TASK TO CARRY OUT: The data below should be printed in full, exactly, and without any of its images.

GIVEN DATA:
****
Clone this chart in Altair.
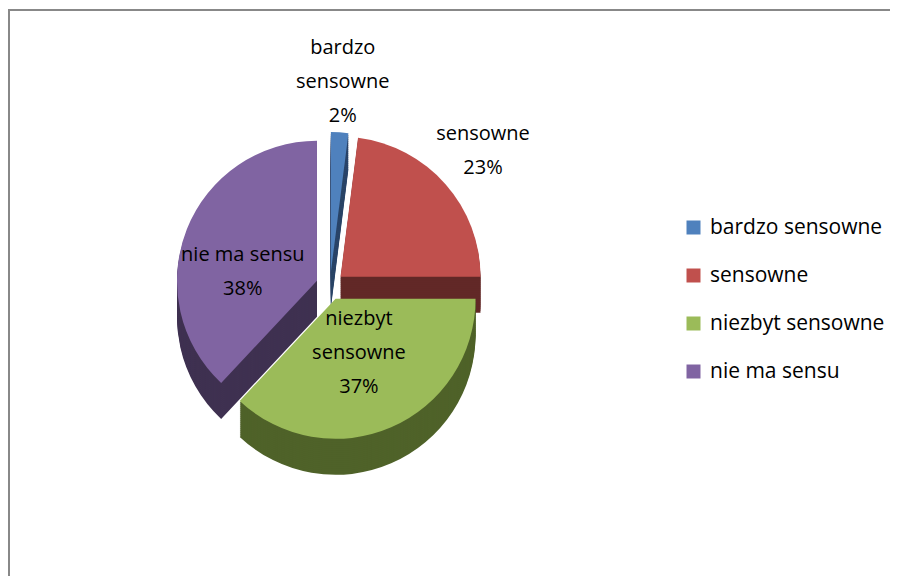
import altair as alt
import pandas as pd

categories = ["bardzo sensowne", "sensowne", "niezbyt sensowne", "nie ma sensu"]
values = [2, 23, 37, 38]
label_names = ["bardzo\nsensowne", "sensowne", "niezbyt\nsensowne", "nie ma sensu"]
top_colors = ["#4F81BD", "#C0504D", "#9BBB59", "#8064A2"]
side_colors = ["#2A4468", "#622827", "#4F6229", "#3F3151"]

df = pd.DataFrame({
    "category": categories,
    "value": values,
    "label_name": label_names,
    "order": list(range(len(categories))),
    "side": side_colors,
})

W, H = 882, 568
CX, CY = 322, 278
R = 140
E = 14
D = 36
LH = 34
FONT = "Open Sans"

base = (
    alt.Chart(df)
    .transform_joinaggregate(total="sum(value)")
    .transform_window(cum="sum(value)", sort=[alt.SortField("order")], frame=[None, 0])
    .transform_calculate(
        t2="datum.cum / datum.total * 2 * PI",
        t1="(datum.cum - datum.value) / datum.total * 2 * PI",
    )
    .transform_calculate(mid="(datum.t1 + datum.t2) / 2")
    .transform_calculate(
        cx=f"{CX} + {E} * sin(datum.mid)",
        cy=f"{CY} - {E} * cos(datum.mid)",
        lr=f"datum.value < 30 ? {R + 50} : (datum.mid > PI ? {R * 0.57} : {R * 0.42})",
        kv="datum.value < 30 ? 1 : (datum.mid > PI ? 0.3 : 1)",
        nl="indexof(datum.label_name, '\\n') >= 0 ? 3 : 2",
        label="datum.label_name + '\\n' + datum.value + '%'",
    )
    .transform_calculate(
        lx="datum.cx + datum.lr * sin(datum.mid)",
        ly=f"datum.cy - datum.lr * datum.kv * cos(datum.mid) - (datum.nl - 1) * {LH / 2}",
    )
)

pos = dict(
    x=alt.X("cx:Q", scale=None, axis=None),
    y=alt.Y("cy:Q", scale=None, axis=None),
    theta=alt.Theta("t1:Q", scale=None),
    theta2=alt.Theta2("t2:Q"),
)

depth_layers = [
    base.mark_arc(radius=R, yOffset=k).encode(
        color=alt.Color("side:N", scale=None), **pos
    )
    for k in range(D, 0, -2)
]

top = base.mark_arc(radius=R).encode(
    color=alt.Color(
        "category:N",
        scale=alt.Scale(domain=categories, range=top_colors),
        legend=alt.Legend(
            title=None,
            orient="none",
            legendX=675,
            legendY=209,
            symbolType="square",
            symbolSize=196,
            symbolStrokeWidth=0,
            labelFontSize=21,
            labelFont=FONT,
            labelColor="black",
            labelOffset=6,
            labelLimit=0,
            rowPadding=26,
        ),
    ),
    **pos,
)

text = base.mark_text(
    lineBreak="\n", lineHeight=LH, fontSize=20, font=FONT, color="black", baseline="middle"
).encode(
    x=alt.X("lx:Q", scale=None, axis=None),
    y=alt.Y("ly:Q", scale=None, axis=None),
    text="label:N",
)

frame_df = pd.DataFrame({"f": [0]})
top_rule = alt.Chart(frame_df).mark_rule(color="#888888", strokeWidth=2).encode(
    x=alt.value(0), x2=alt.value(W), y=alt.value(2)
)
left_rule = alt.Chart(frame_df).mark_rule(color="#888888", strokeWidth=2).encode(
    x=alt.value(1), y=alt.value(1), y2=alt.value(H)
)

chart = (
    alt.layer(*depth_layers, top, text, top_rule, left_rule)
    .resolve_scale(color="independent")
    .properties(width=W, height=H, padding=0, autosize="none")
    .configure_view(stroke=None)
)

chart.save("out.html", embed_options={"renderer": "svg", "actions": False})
****
ANSWER TO THE EXERCISE:
Clone this chart in Altair.
import altair as alt
import pandas as pd

categories = ["bardzo sensowne", "sensowne", "niezbyt sensowne", "nie ma sensu"]
values = [2, 23, 37, 38]
label_names = ["bardzo\nsensowne", "sensowne", "niezbyt\nsensowne", "nie ma sensu"]
top_colors = ["#4F81BD", "#C0504D", "#9BBB59", "#8064A2"]
side_colors = ["#2A4468", "#622827", "#4F6229", "#3F3151"]

df = pd.DataFrame({
    "category": categories,
    "value": values,
    "label_name": label_names,
    "order": list(range(len(categories))),
    "side": side_colors,
})

W, H = 882, 568
CX, CY = 322, 278
R = 140
E = 14
D = 36
LH = 34
FONT = "Open Sans"

base = (
    alt.Chart(df)
    .transform_joinaggregate(total="sum(value)")
    .transform_window(cum="sum(value)", sort=[alt.SortField("order")], frame=[None, 0])
    .transform_calculate(
        t2="datum.cum / datum.total * 2 * PI",
        t1="(datum.cum - datum.value) / datum.total * 2 * PI",
    )
    .transform_calculate(mid="(datum.t1 + datum.t2) / 2")
    .transform_calculate(
        cx=f"{CX} + {E} * sin(datum.mid)",
        cy=f"{CY} - {E} * cos(datum.mid)",
        lr=f"datum.value < 30 ? {R + 50} : (datum.mid > PI ? {R * 0.57} : {R * 0.42})",
        kv="datum.value < 30 ? 1 : (datum.mid > PI ? 0.3 : 1)",
        nl="indexof(datum.label_name, '\\n') >= 0 ? 3 : 2",
        label="datum.label_name + '\\n' + datum.value + '%'",
    )
    .transform_calculate(
        lx="datum.cx + datum.lr * sin(datum.mid)",
        ly=f"datum.cy - datum.lr * datum.kv * cos(datum.mid) - (datum.nl - 1) * {LH / 2}",
    )
)

pos = dict(
    x=alt.X("cx:Q", scale=None, axis=None),
    y=alt.Y("cy:Q", scale=None, axis=None),
    theta=alt.Theta("t1:Q", scale=None),
    theta2=alt.Theta2("t2:Q"),
)

depth_layers = [
    base.mark_arc(radius=R, yOffset=k).encode(
        color=alt.Color("side:N", scale=None), **pos
    )
    for k in range(D, 0, -2)
]

top = base.mark_arc(radius=R).encode(
    color=alt.Color(
        "category:N",
        scale=alt.Scale(domain=categories, range=top_colors),
        legend=alt.Legend(
            title=None,
            orient="none",
            legendX=675,
            legendY=209,
            symbolType="square",
            symbolSize=196,
            symbolStrokeWidth=0,
            labelFontSize=21,
            labelFont=FONT,
            labelColor="black",
            labelOffset=6,
            labelLimit=0,
            rowPadding=26,
        ),
    ),
    **pos,
)

text = base.mark_text(
    lineBreak="\n", lineHeight=LH, fontSize=20, font=FONT, color="black", baseline="middle"
).encode(
    x=alt.X("lx:Q", scale=None, axis=None),
    y=alt.Y("ly:Q", scale=None, axis=None),
    text="label:N",
)

frame_df = pd.DataFrame({"f": [0]})
top_rule = alt.Chart(frame_df).mark_rule(color="#888888", strokeWidth=2).encode(
    x=alt.value(0), x2=alt.value(W), y=alt.value(2)
)
left_rule = alt.Chart(frame_df).mark_rule(color="#888888", strokeWidth=2).encode(
    x=alt.value(1), y=alt.value(1), y2=alt.value(H)
)

chart = (
    alt.layer(*depth_layers, top, text, top_rule, left_rule)
    .resolve_scale(color="independent")
    .properties(width=W, height=H, padding=0, autosize="none")
    .configure_view(stroke=None)
)

chart.save("out.html", embed_options={"renderer": "svg", "actions": False})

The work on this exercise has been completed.